Information provided →
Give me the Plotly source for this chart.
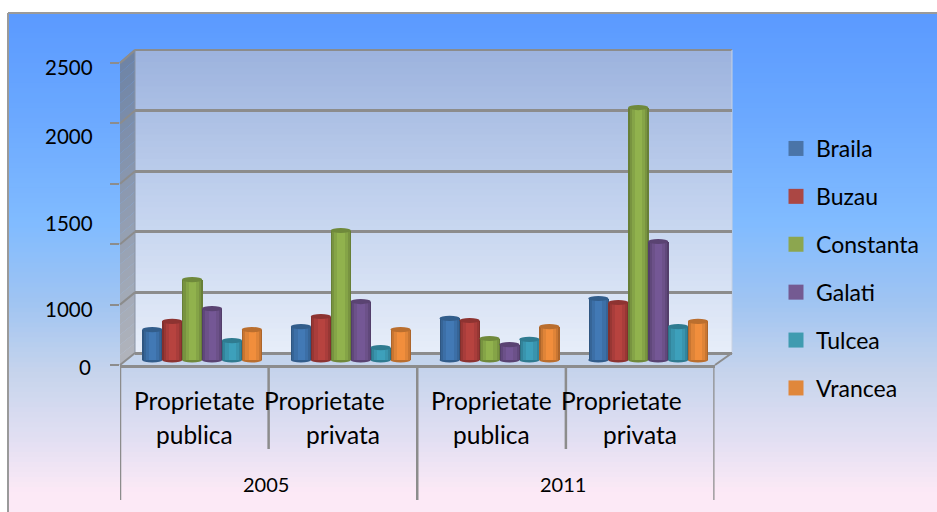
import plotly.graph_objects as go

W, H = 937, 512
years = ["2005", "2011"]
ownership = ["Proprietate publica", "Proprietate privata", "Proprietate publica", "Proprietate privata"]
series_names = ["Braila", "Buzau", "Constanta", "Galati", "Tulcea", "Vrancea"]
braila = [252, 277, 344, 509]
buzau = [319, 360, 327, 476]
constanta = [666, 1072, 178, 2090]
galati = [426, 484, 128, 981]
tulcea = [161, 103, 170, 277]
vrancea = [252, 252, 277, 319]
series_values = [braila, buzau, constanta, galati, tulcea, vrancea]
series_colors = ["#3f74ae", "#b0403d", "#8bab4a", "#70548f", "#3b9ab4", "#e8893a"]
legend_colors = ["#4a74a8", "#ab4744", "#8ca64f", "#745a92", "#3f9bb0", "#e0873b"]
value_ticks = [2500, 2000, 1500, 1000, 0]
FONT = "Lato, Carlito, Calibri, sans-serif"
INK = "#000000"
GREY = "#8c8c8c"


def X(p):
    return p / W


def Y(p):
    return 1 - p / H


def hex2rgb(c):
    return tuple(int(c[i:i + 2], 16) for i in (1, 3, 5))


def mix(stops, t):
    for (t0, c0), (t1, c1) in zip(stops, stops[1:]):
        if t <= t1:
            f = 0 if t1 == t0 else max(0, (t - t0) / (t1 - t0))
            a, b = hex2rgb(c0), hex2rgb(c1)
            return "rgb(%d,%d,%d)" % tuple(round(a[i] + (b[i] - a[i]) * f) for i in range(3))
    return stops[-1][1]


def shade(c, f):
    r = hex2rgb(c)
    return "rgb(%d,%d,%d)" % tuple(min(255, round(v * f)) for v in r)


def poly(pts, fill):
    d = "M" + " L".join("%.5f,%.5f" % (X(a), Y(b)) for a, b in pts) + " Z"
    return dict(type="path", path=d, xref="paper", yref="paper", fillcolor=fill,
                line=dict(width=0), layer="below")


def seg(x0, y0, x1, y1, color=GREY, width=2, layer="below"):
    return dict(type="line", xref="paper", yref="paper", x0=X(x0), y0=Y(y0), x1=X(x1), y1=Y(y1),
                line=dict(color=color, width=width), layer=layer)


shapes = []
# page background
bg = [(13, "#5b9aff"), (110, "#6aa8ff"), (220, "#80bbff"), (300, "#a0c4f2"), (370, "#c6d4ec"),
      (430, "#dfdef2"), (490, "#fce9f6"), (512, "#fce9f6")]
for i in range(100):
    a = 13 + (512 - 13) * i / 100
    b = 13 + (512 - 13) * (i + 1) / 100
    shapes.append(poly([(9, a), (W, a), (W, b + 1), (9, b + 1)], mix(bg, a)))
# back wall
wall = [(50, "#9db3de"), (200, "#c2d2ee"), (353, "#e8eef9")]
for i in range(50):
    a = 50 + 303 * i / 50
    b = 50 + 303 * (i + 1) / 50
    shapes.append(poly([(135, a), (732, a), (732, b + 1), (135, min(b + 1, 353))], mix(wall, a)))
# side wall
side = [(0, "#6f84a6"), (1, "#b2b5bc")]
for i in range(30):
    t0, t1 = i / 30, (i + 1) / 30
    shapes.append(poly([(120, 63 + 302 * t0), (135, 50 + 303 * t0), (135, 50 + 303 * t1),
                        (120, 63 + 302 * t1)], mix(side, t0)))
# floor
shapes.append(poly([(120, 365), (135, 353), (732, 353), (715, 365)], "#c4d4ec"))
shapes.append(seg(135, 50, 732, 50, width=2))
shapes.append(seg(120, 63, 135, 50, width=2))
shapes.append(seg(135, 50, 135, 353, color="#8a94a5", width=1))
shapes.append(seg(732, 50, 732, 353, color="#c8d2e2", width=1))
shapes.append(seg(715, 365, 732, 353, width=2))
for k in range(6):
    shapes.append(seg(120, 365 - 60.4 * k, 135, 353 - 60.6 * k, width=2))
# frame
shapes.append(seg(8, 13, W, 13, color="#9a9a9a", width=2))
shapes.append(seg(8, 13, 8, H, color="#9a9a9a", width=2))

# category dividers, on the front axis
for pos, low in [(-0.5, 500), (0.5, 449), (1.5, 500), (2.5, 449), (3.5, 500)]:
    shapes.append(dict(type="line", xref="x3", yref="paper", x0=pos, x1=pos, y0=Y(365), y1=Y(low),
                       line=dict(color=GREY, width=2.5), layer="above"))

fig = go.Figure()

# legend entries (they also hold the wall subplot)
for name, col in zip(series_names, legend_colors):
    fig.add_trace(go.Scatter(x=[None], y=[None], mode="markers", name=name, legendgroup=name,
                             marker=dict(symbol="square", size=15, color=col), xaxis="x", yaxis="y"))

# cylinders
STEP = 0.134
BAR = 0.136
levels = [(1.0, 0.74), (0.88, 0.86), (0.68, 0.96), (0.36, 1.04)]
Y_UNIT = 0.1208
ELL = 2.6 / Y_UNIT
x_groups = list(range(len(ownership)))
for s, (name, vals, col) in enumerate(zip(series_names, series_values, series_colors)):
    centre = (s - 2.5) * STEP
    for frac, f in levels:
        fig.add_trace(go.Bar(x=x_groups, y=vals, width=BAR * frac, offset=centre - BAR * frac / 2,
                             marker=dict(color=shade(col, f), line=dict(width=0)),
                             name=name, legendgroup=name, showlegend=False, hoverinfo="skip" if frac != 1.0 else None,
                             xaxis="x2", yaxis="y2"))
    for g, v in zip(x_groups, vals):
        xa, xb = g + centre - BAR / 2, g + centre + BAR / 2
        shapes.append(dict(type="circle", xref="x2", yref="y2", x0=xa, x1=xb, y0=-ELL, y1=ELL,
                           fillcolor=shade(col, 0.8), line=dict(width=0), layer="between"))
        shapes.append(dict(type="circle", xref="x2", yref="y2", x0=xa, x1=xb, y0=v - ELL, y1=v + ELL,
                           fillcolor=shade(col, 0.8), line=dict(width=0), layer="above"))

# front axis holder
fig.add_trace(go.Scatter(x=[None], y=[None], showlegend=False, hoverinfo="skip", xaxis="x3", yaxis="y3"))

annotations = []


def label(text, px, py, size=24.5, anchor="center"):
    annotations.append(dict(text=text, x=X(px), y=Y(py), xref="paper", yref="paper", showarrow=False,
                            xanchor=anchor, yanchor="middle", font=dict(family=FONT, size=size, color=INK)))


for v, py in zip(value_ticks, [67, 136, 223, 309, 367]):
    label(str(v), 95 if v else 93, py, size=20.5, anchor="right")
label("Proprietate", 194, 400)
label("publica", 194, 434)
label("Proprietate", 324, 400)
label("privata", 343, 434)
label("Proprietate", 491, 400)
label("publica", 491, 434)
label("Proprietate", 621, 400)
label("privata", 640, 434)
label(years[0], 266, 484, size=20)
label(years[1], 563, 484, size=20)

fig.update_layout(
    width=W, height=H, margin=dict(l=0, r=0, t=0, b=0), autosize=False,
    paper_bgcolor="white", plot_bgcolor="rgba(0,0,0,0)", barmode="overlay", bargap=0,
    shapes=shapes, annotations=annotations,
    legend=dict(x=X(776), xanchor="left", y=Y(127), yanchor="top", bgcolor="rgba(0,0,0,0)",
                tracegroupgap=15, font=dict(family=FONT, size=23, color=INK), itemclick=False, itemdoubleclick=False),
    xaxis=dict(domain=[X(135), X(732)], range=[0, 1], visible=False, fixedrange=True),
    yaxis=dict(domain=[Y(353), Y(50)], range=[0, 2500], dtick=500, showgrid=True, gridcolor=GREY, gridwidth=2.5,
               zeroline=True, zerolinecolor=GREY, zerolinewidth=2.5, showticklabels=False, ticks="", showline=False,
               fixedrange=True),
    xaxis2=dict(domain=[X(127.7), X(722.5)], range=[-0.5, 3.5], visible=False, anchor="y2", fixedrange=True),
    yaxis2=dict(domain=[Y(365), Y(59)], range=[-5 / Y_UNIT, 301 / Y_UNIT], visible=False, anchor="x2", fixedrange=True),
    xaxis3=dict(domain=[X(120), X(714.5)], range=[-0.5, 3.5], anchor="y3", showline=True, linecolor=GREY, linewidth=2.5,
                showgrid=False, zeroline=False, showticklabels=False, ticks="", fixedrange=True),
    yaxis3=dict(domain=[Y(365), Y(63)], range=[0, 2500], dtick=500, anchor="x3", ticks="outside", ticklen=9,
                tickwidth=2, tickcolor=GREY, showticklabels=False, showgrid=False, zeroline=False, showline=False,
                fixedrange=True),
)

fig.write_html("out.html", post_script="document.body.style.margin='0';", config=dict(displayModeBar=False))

---

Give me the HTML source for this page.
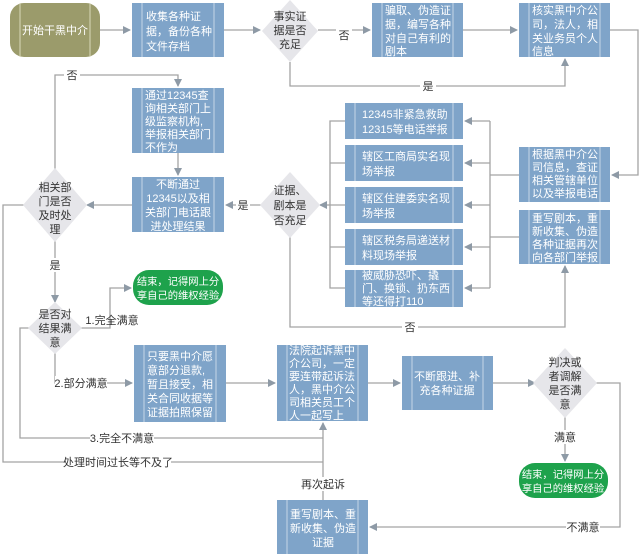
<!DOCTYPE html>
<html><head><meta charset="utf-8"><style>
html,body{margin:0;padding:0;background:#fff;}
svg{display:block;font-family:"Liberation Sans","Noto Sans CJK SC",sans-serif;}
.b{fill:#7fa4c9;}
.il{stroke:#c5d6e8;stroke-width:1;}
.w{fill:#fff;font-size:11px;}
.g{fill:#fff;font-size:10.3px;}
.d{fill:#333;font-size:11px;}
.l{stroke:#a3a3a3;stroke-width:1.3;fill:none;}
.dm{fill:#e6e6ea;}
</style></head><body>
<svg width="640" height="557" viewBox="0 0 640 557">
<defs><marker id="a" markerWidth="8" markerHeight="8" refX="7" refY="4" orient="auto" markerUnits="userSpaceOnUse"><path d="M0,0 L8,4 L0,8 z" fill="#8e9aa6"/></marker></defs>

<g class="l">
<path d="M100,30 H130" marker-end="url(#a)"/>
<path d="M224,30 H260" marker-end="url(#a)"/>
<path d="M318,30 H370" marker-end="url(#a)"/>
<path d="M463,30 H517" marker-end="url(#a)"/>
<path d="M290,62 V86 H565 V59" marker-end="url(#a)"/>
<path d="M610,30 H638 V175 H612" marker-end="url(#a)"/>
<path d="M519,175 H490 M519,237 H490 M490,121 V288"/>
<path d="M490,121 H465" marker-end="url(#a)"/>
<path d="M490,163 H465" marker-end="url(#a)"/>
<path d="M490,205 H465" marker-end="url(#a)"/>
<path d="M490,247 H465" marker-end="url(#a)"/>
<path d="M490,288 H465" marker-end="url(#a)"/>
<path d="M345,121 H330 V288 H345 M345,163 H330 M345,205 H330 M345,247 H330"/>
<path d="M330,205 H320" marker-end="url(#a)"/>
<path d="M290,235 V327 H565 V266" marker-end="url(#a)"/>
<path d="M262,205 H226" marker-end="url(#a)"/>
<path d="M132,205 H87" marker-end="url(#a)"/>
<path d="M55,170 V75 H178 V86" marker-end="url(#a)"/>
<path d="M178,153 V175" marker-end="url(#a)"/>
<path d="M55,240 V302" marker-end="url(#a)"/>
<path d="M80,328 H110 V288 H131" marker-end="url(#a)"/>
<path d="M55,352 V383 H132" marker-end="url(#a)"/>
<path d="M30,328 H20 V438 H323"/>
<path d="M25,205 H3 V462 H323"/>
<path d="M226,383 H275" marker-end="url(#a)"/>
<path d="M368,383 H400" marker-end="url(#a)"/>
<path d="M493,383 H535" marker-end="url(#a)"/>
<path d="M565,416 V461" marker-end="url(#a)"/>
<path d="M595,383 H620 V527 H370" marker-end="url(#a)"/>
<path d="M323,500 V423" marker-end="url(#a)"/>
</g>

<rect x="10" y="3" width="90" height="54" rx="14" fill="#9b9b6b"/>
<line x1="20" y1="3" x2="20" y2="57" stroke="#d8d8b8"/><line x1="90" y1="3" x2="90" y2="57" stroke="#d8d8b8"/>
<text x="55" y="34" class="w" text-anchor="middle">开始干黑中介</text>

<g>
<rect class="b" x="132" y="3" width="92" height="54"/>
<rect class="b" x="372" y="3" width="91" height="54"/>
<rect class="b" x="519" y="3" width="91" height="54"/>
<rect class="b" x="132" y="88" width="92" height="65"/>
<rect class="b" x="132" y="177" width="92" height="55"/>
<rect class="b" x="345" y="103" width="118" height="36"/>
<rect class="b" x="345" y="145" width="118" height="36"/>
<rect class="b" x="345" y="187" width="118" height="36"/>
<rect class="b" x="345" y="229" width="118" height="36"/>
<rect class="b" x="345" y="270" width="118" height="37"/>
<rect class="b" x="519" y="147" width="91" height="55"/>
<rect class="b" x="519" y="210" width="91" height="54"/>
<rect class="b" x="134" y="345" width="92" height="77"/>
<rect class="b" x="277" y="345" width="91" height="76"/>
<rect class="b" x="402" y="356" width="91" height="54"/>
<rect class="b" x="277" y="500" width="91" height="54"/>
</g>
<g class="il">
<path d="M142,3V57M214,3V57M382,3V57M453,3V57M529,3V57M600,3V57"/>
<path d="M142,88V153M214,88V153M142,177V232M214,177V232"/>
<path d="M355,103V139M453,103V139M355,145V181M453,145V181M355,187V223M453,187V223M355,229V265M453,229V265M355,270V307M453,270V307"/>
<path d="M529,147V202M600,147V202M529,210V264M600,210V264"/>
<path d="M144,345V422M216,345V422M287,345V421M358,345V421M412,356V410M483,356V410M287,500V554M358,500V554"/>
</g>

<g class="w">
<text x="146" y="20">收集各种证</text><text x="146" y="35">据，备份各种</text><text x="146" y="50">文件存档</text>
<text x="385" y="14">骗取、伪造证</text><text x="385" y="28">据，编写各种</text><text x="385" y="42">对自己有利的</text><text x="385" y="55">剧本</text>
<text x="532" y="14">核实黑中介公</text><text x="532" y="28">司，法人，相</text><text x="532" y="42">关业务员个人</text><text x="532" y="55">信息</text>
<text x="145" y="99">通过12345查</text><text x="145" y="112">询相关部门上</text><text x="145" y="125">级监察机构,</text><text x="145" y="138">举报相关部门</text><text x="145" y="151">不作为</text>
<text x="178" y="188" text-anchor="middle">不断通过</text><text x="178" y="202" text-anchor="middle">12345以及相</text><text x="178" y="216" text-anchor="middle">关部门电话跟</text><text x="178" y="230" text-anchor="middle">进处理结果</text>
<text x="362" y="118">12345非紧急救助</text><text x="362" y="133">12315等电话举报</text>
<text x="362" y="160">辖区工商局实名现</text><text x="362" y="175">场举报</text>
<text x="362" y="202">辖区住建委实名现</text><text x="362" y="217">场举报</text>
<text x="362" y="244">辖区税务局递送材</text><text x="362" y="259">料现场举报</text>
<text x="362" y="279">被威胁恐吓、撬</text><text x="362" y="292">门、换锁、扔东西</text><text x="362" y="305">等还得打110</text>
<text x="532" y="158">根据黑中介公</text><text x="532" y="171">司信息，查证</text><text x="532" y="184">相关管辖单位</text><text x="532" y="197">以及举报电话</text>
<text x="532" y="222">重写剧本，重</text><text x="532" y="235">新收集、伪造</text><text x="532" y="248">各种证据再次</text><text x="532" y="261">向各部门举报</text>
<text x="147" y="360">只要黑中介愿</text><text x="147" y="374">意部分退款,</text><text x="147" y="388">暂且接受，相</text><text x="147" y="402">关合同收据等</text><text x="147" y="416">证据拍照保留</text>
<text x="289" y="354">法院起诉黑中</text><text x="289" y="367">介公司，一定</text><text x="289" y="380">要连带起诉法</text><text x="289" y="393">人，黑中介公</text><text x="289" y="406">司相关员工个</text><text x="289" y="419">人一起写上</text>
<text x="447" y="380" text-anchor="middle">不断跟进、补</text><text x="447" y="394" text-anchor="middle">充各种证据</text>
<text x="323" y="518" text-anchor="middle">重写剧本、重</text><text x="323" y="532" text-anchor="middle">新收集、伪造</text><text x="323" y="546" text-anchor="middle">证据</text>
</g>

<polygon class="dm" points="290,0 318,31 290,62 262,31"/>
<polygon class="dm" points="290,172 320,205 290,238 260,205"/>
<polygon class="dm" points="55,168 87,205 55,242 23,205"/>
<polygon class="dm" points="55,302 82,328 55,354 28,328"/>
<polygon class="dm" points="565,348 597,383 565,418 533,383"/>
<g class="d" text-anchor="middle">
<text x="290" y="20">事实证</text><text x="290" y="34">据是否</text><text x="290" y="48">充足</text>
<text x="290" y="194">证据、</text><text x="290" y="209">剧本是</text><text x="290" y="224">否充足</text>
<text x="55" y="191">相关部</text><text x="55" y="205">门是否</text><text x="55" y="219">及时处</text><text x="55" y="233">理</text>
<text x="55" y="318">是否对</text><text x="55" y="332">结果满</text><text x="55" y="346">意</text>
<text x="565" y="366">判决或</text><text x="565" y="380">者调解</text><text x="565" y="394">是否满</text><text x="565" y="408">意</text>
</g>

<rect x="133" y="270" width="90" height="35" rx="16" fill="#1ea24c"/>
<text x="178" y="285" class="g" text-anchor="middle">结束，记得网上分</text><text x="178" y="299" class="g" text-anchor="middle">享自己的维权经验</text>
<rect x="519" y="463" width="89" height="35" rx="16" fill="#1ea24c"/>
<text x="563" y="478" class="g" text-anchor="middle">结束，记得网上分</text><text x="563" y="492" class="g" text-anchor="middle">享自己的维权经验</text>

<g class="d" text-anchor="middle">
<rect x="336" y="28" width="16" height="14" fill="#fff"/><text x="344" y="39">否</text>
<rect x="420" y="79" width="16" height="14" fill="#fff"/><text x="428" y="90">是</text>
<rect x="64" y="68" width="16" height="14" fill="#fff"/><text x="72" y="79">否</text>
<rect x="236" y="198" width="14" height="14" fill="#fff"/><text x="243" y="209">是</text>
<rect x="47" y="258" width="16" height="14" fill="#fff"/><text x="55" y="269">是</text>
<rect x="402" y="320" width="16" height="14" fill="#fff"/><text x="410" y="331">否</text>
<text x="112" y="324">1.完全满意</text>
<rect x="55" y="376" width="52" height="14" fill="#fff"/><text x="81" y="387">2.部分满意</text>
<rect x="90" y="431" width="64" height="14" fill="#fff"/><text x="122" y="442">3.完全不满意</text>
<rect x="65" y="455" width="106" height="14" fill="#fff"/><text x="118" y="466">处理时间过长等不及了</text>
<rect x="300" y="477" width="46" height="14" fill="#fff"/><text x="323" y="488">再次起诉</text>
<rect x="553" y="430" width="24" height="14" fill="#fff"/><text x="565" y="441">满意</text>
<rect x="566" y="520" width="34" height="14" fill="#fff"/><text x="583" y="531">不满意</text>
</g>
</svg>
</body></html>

* * *

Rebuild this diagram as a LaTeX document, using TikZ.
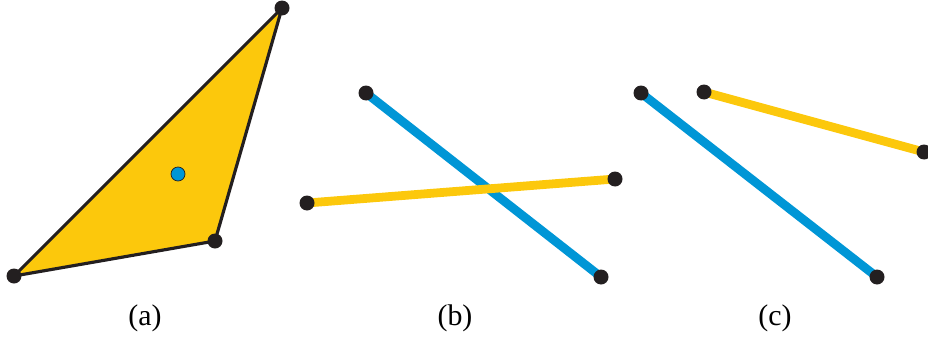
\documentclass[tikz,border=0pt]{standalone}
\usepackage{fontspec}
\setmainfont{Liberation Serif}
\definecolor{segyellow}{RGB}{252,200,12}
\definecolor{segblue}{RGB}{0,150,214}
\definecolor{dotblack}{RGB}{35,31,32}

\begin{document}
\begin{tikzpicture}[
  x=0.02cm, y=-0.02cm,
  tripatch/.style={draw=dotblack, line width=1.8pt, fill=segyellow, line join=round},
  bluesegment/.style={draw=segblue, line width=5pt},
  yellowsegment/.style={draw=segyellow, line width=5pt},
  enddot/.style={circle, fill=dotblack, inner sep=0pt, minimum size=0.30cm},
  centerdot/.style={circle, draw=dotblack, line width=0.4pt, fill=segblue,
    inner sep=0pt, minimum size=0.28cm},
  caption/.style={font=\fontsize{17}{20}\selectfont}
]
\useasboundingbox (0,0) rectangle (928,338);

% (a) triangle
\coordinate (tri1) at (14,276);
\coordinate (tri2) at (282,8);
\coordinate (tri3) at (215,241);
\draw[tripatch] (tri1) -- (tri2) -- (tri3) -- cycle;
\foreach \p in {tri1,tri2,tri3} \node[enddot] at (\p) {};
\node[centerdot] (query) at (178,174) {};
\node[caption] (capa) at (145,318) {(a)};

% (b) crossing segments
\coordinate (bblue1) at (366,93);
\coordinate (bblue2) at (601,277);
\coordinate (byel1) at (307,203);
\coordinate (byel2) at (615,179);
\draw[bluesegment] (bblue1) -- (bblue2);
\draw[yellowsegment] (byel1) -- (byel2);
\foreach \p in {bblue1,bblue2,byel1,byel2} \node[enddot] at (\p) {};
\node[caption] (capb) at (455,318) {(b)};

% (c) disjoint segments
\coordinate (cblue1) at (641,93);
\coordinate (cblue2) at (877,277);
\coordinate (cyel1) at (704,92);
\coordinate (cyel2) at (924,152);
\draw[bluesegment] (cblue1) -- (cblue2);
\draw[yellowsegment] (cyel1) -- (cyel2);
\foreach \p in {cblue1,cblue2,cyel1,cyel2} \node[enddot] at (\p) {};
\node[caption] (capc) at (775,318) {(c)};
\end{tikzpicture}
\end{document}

Goal →
Any pictures should be left out. Reproduce every line from the one holding "Give me the Plotly source for this chart." down to the one holding "return tuple(int(c[i:i +", both of those lines included.

Completed exercise →
Give me the Plotly source for this chart.
import plotly.graph_objects as go

W, H = 937, 512
years = ["2005", "2011"]
ownership = ["Proprietate publica", "Proprietate privata", "Proprietate publica", "Proprietate privata"]
series_names = ["Braila", "Buzau", "Constanta", "Galati", "Tulcea", "Vrancea"]
braila = [252, 277, 344, 509]
buzau = [319, 360, 327, 476]
constanta = [666, 1072, 178, 2090]
galati = [426, 484, 128, 981]
tulcea = [161, 103, 170, 277]
vrancea = [252, 252, 277, 319]
series_values = [braila, buzau, constanta, galati, tulcea, vrancea]
series_colors = ["#3f74ae", "#b0403d", "#8bab4a", "#70548f", "#3b9ab4", "#e8893a"]
legend_colors = ["#4a74a8", "#ab4744", "#8ca64f", "#745a92", "#3f9bb0", "#e0873b"]
value_ticks = [2500, 2000, 1500, 1000, 0]
FONT = "Lato, Carlito, Calibri, sans-serif"
INK = "#000000"
GREY = "#8c8c8c"


def X(p):
    return p / W


def Y(p):
    return 1 - p / H


def hex2rgb(c):
    return tuple(int(c[i:i + 2], 16) for i in (1, 3, 5))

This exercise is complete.